Masvidal should be respected for stepping up and accepting the fight on six days’ notice, but Usman deserves the same credit for staying in and agreeing to compete against a completely different opponent after Gilbert Burns was forced off the card. Adjusting to new opponents on the fly at that level is no cakewalk.

Perhaps the only lingering criticism surrounding Usman is the fact that he utilized his world-class grappling to coast to a decision win over a true fan favorite in Masvidal. In a blended sport filled with combat experts from all aspects, people only cheer for the art when their guy is winning. Anything outside of that is perceived as irredeemably boring.

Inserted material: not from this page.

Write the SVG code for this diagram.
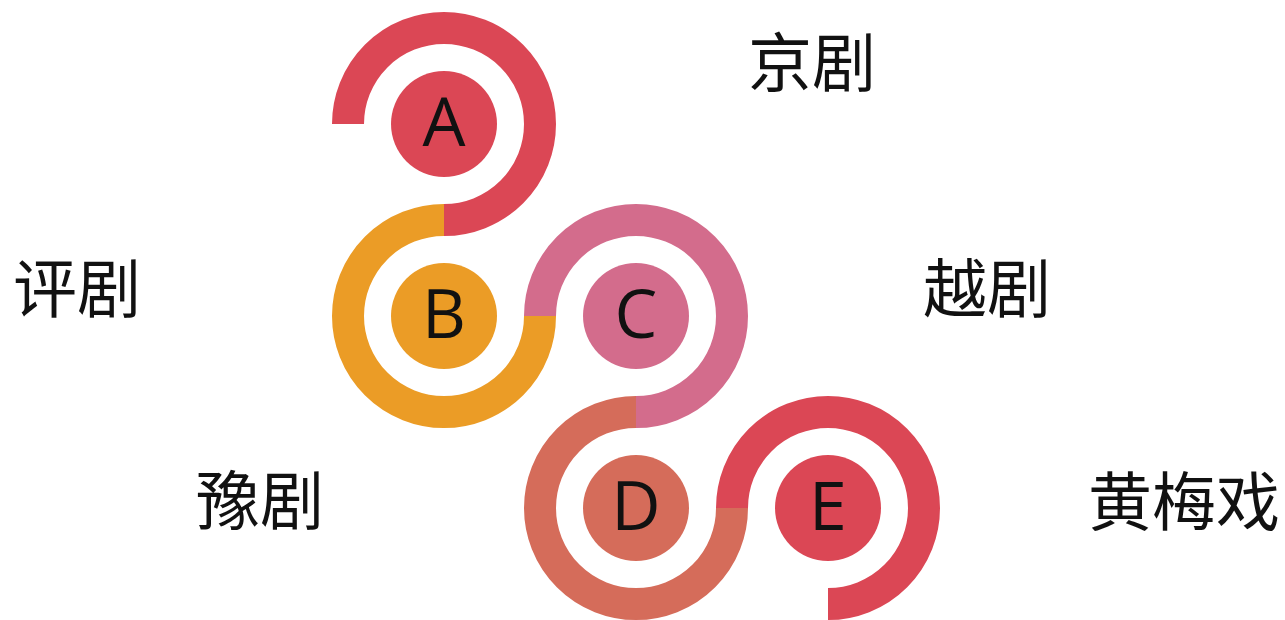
<svg xmlns="http://www.w3.org/2000/svg" width="1285" height="620" viewBox="0 0 1285 620">
<style>
.ring{fill:none;stroke-width:32;stroke-linecap:butt}
.letter{font-family:"Open Sans","Noto Sans",sans-serif;font-size:68px;fill:#111;text-anchor:middle}
.label{font-family:"Noto Sans CJK SC","Noto Sans",sans-serif;font-size:64px;fill:#111}
.red{stroke:#DB4755}.redf{fill:#DB4755}
.org{stroke:#EB9C26}.orgf{fill:#EB9C26}
.pink{stroke:#D36C8C}.pinkf{fill:#D36C8C}
.coral{stroke:#D56C5A}.coralf{fill:#D56C5A}
</style>
<rect width="1285" height="620" fill="#fff"/>
<g id="connectors">
<path class="ring red" d="M 348 124 A 96 96 0 1 1 444 220"/>
<path class="ring org" d="M 444 220 A 96 96 0 1 0 540 316"/>
<path class="ring pink" d="M 540 316 A 96 96 0 1 1 636 412"/>
<path class="ring coral" d="M 636 412 A 96 96 0 1 0 732 508"/>
<path class="ring red" d="M 732 508 A 96 96 0 1 1 828 604"/>
</g>
<g id="node-A">
<circle class="redf" cx="444" cy="124" r="53"/>
<text class="letter" x="444" y="146">A</text>
<text class="label" x="748" y="86">京剧</text>
</g>
<g id="node-B">
<circle class="orgf" cx="444" cy="316" r="53"/>
<text class="letter" x="444" y="338">B</text>
<text class="label" x="13" y="312">评剧</text>
</g>
<g id="node-C">
<circle class="pinkf" cx="636" cy="316" r="53"/>
<text class="letter" x="636" y="338">C</text>
<text class="label" x="923" y="312">越剧</text>
</g>
<g id="node-D">
<circle class="coralf" cx="636" cy="508" r="53"/>
<text class="letter" x="636" y="530">D</text>
<text class="label" x="196" y="524">豫剧</text>
</g>
<g id="node-E">
<circle class="redf" cx="828" cy="508" r="53"/>
<text class="letter" x="828" y="530">E</text>
<text class="label" x="1088" y="525">黄梅戏</text>
</g>
</svg>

“We’re risking our lives in there,” Usman wisely pointed out at the post-fight press conference. “What’s the point of training each and every day and going in and just slugging around and taking punches? You train to be able to make someone miss, to be able to control them in a certain way.”

This makes the St-Pierre comparisons even more intriguing considering the former champ was the king of implementing effective strategies and shutting down opponents. If people want to bash Usman for not having a shtick to go along with his UFC gold, it’s their prerogative as paying customers of a show to take that stance.

But flamboyancy and manufactured drama can only get a fighter so far in a sport with the slimmest margin for error at the top of the heap. Kamaru Usman is digging his toes into the backs of the best fighters on the planet and prioritizing making history, rather than simply being a part of it.